THE Times/Australian story about Robert Waddington on
Saturday was a good, memorable piece of journalism. Waddington, as
Dean of Manchester a decade ago, was an assiduous and successful
abuser of young boys.
In the Times story, his conduct, in Manchester and
earlier in Australia, was reported three times to the then
Archbishop of York, Dr David Hope. He never passed these complaints
on to the police, though he certainly believed them by the end, to
the extent of withdrawing Waddington's permission to officiate.
In the light of this refusal, it is difficult to understand Lord
Hope's denial that there was any cover-up. Failing to report
matters to the police or other proper authorities is exactly what
constitutes a cover-up. You don't need to go around murdering the
witnesses or anything.
The comment on this from the child-protection officer involved,
Ray Morris, was also illuminating: "My own take is that Archbishop
David was very much of the old school. He took responsibility for
things. He formed judgements and he proceeded on that basis. If he
believed Waddington posed no threat at the time, then he really
believed that."
But what really lifted this story out of the ordinary rut, so to
say, of horrible child-abuse stories was the long interview with
one of the victims, Eli Ward. He wasn't simply a loser from the
deal, something that makes the price he paid all the more
horrific.
"Eli Ward has a taste for good wine, a liking for handmade
shoes, and a well-spoken manner that suggests an expensive
education rather than the reality of his working-class roots in
Salford.
"But he frequently despises his love of the finer things because
they were instilled in him by the clergyman who groomed and abused
him throughout his teenage years. . .
"'It feels to me now that the things I love today, they're all
linked to him,' says Mr Ward, 40. 'Every day I have a glass of wine
I think it's because of him. And I like £300 shoes and that's
because of him.
"'I come from Salford but I speak like this because of
him.'"
The story of his seduction is also really well told: "Waddington
asked among the young choristers for volunteers to help to clean
the railings at the high altar.
"Mr Ward recalled how two or three helpers drifted away until it
was just him and the Dean. Then Waddington dropped his brush and
exclaimed 'S***!'. The boy, then aged 11, was shocked but the Dean
just laughed and told him not to worry. They spent the rest of the
afternoon 'giggling and singing the word "s***".'"

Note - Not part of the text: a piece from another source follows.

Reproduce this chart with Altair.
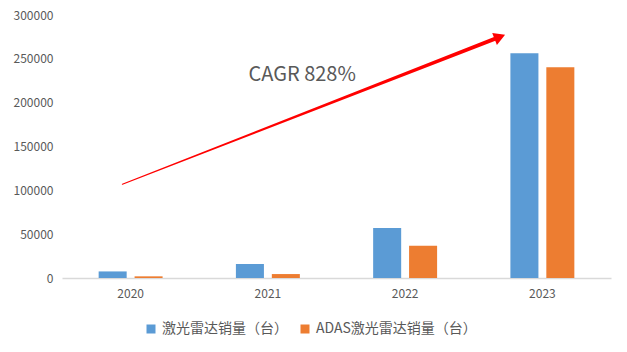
import altair as alt
import pandas as pd

years = ["2020", "2021", "2022", "2023"]
series = ["激光雷达销量（台）", "ADAS激光雷达销量（台）"]
lidar_sales = [7500, 16000, 57000, 256500]
adas_sales = [1900, 4500, 36800, 240500]
colors = ["#5b9bd5", "#ed7d31"]

# annotation (arrow) positions in category-index units / value units
arrow_x = [0.44, 3.19]
arrow_y = [107000, 275000]
arrow_w = [0.15, 5.5]
head_x = [3.19]
head_y = [275000]
label_text = ["CAGR 828%"]
label_x = [1.75]
label_y = [231500]

rows = []
for i, y in enumerate(years):
    rows.append({"year": y, "series": series[0], "value": lidar_sales[i]})
    rows.append({"year": y, "series": series[1], "value": adas_sales[i]})
df = pd.DataFrame(rows)

arrow_df = pd.DataFrame({"x": arrow_x, "y": arrow_y, "w": arrow_w})
head_df = pd.DataFrame({"x": head_x, "y": head_y})
label_df = pd.DataFrame({"x": label_x, "y": label_y, "t": label_text})

FONT = "Noto Sans CJK SC"
GRAY = "#595959"

yscale = alt.Scale(domain=[0, 300000])

bars = alt.Chart(df).mark_bar().encode(
    x=alt.X("year:N", sort=years, title=None,
            scale=alt.Scale(paddingInner=0.534, paddingOuter=0.267),
            axis=alt.Axis(labelAngle=0, labelFont=FONT, labelFontSize=12, labelColor=GRAY,
                          ticks=False, domainColor="#d9d9d9", domainWidth=1.5, labelPadding=10)),
    xOffset=alt.XOffset("series:N", sort=series, scale=alt.Scale(paddingInner=0.22)),
    y=alt.Y("value:Q", scale=yscale, title=None,
            axis=alt.Axis(values=[0, 50000, 100000, 150000, 200000, 250000, 300000],
                          grid=False, domain=False, ticks=False, labelFont=FONT,
                          labelFontSize=12, labelColor=GRAY, labelPadding=9, format="d")),
    color=alt.Color("series:N", sort=series, title=None,
                    scale=alt.Scale(domain=series, range=colors),
                    legend=alt.Legend(orient="none", legendX=82, legendY=307, direction="horizontal",
                                      symbolType="square", symbolSize=81, symbolStrokeWidth=0,
                                      labelFont=FONT, labelFontSize=14, labelColor=GRAY,
                                      labelLimit=400, labelOffset=4, columnPadding=10)),
)

xq = alt.Scale(domain=[0, 4])

trail = alt.Chart(arrow_df).mark_trail(color="#ff0000").encode(
    x=alt.X("x:Q", scale=xq, axis=None),
    y=alt.Y("y:Q", scale=yscale),
    size=alt.Size("w:Q", scale=alt.Scale(type="identity"), legend=None),
)

head = alt.Chart(head_df).mark_point(shape="triangle-up", filled=True, color="#ff0000",
                                     size=170, angle=68.8, opacity=1).encode(
    x=alt.X("x:Q", scale=xq, axis=None),
    y=alt.Y("y:Q", scale=yscale),
)

label = alt.Chart(label_df).mark_text(font=FONT, fontSize=20, color=GRAY).encode(
    x=alt.X("x:Q", scale=xq, axis=None),
    y=alt.Y("y:Q", scale=yscale),
    text="t:N",
)

overlay = alt.layer(trail, head, label)

chart = alt.layer(bars, overlay).resolve_scale(x="independent").properties(
    width=549, height=263,
    autosize=alt.AutoSizeParams(type="none"),
    padding={"left": 62, "top": 15, "right": 16, "bottom": 74},
).configure_view(stroke=None)

chart.save("out.html", embed_options={"renderer": "svg", "actions": False})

"By the age of 13, Mr Ward was sleeping in the Dean's bed. Hugs
became cuddles became kissing. The catalyst for sexual abuse, Mr
Ward recalls, was his distress over a break-up with a
girlfriend."
I suppose the question to which we will never know the answer is
whether Waddington himself thought of this as love. If he did,
would that make him more or less guilty, a worse or better
Christian?
THE other excellent story was Lucy Kellaway's lunch with the
Archbishop of Canterbury in the Financial Times. This
contained what is either the most stunning piece of image-making
since the Pope washed the feet of a Muslim woman, or a confirmation
of a real disdain for material comfort:
"Alas, today he isn't in the new shoes I'd read about; when he
lifts his foot to show me I see his old black brogues have holes in
the soles.
"Mostly, he says, he gets his clothes at Oxfam. I suggest eBay
as an even cheaper alternative, though warn that sellers might be
surprised to find themselves posting their old clothes to Lambeth
Palace."
For a member of the Parliamentary Commission on banking
standards to have lunch with the Financial Times while
wearing shoes with holes in them shows, if nothing else, just how
much self-confidence Eton and Trinity can give a man.

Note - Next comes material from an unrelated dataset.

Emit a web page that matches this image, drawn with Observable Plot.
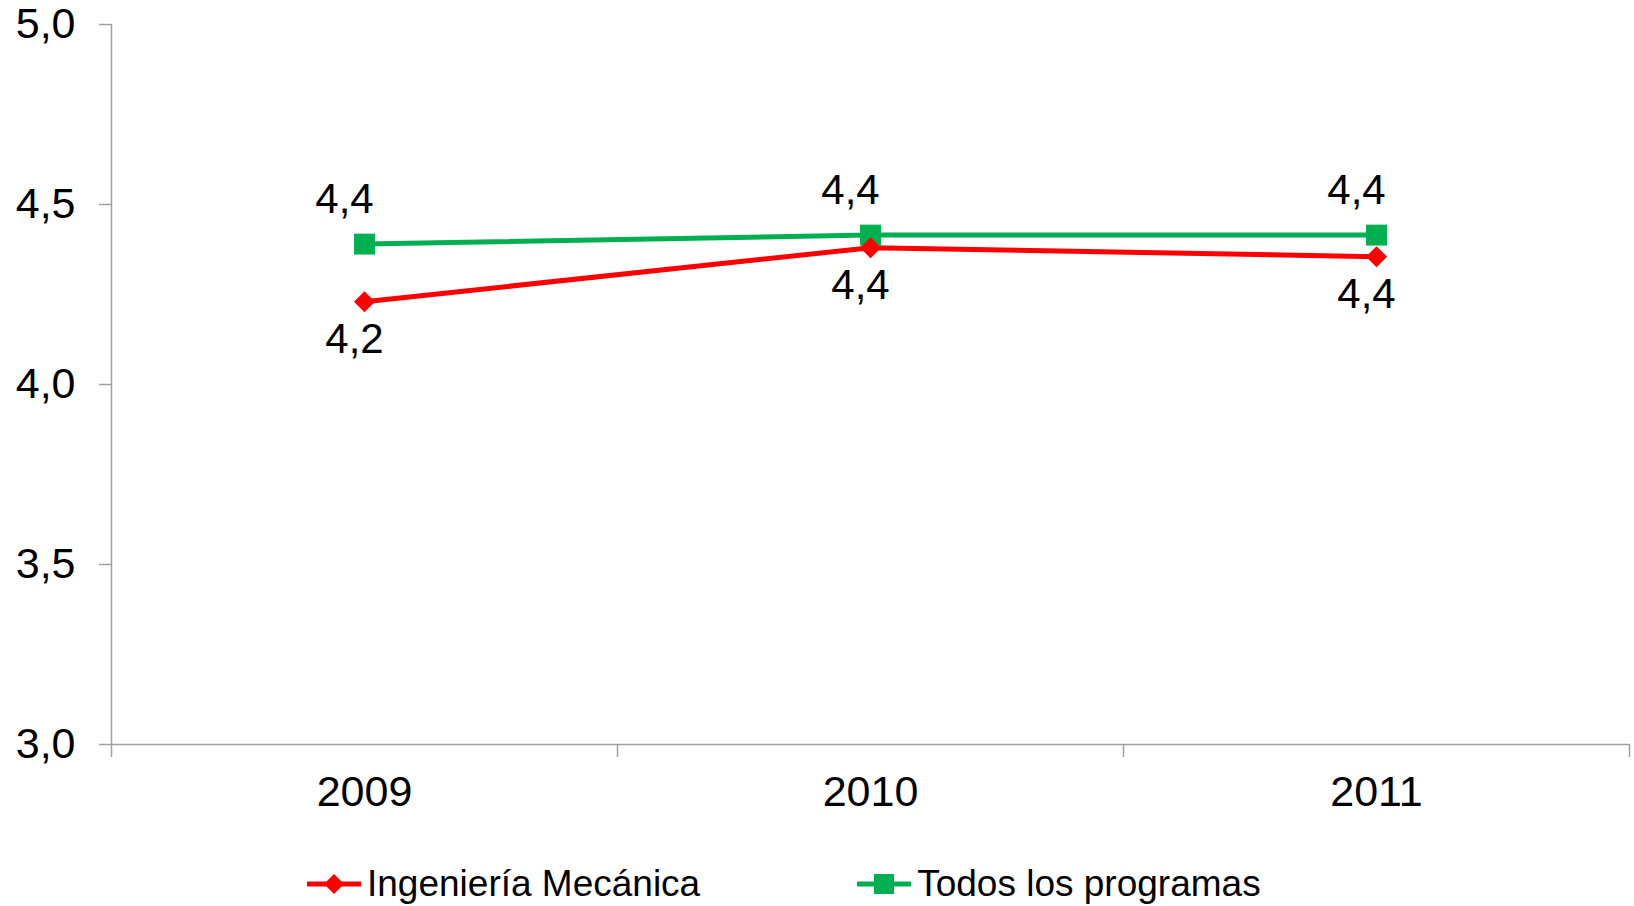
<!DOCTYPE html>
<html><head><meta charset="utf-8">
<script src="https://cdn.jsdelivr.net/npm/d3@7"></script>
<script src="https://cdn.jsdelivr.net/npm/@observablehq/plot@0.6"></script>
<style>
html,body{margin:0;padding:0;background:#fff;overflow:hidden;}
body{font-family:"Liberation Sans",Arial,sans-serif;width:1634px;height:906px;position:relative;}
#legend{position:absolute;left:307px;top:884px;transform:translateY(-50%);display:flex;align-items:center;font-size:37px;color:#000;white-space:nowrap;}
.item{display:flex;align-items:center;}
.item svg{margin-right:6px;display:block}
</style></head><body>
<div id="chart"></div><div id="legend"></div>
<script>
const years = ["2009", "2010", "2011"];
const ingenieriaMecanica = [4.23, 4.38, 4.355];
const todosLosProgramas = [4.39, 4.415, 4.415];
const seriesNames = ["Ingeniería Mecánica", "Todos los programas"];
const seriesColors = ["#FF0000", "#00B050"];
const yTicks = [3.0, 3.5, 4.0, 4.5, 5.0];
const yDomain = [3, 5];

const fmt = v => v.toFixed(1).replace(".", ",");
const xDomain = [-0.5, years.length - 0.5];
const bounds = d3.range(years.length + 1).map(i => i - 0.5);
const idx = d3.range(years.length);

const red = years.map((y, i) => ({i, year: y, value: ingenieriaMecanica[i], series: seriesNames[0]}));
const green = years.map((y, i) => ({i, year: y, value: todosLosProgramas[i], series: seriesNames[1]}));
const data = red.concat(green);

const chart = Plot.plot({
  width: 1634, height: 840,
  marginLeft: 111, marginRight: 5, marginTop: 24, marginBottom: 96,
  style: {fontFamily: "'Liberation Sans', Arial, sans-serif", fontSize: "40px", color: "#000", background: "#fff", overflow: "visible"},
  x: {domain: xDomain},
  y: {domain: yDomain},
  color: {domain: seriesNames, range: seriesColors},
  marks: [
    Plot.ruleX([xDomain[0]], {stroke: "#a0a0a0", strokeWidth: 1.5}),
    Plot.ruleY([yDomain[0]], {stroke: "#a0a0a0", strokeWidth: 1.5}),
    Plot.axisY({ticks: yTicks, tickFormat: fmt, tickSize: 12, tickPadding: 24, stroke: "#a0a0a0", fill: "#000", fontSize: 43, strokeWidth: 1.5, label: null}),
    Plot.axisX({ticks: bounds, tickFormat: () => "", tickSize: 13, stroke: "#a0a0a0", strokeWidth: 1.5, label: null}),
    Plot.axisX({ticks: idx, tickFormat: i => years[i], tickSize: 0, tickPadding: 31, fill: "#000", fontSize: 43, label: null}),
    Plot.line(data, {x: "i", y: "value", z: "series", stroke: "series", strokeWidth: 5}),
    Plot.dot(green, {x: "i", y: "value", symbol: "square", r: 11.8, fill: seriesColors[1]}),
    Plot.dot(red, {x: "i", y: "value", symbol: "diamond2", r: 9.5, fill: seriesColors[0]}),
    Plot.text(green, {x: "i", y: "value", text: d => fmt(d.value), dy: -45, dx: -20, fontSize: 42, fill: "#000"}),
    Plot.text(red, {x: "i", y: "value", text: d => fmt(d.value), dy: 38, dx: -10, fontSize: 42, fill: "#000"})
  ]
});
document.getElementById("chart").appendChild(chart);

const legend = d3.select("#legend");
seriesNames.forEach((name, k) => {
  const item = legend.append("div").attr("class", "item").style("margin-right", k === 0 ? "157px" : "0");
  const s = item.append("svg").attr("width", 54).attr("height", 26);
  s.append("line").attr("x1", 0).attr("x2", 54).attr("y1", 13).attr("y2", 13)
    .attr("stroke", seriesColors[k]).attr("stroke-width", 5);
  if (k === 0) {
    s.append("path").attr("d", "M27,3L37,13L27,23L17,13Z").attr("fill", seriesColors[k]);
  } else {
    s.append("rect").attr("x", 17).attr("y", 3).attr("width", 20).attr("height", 20).attr("fill", seriesColors[k]);
  }
  item.append("span").text(name);
});
</script>
</body></html>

The other illuminating part of the story is when he is pressed
(for the umpteenth time, I imagine) on exactly what celibacy means
for gay clergy: "I'm not going to go into all the sort of
intricacies of what it might or might not mean specifically, not
least because we've just had lunch and it's a bad post-lunchtime
conversation. I'm not going there."
This capacity not to talk about what he does not wish to talk
about seems to me one of the most striking differences from his
prececessor, a man much more likely, in the popular imagination, to
walk around in shoes with holes in them.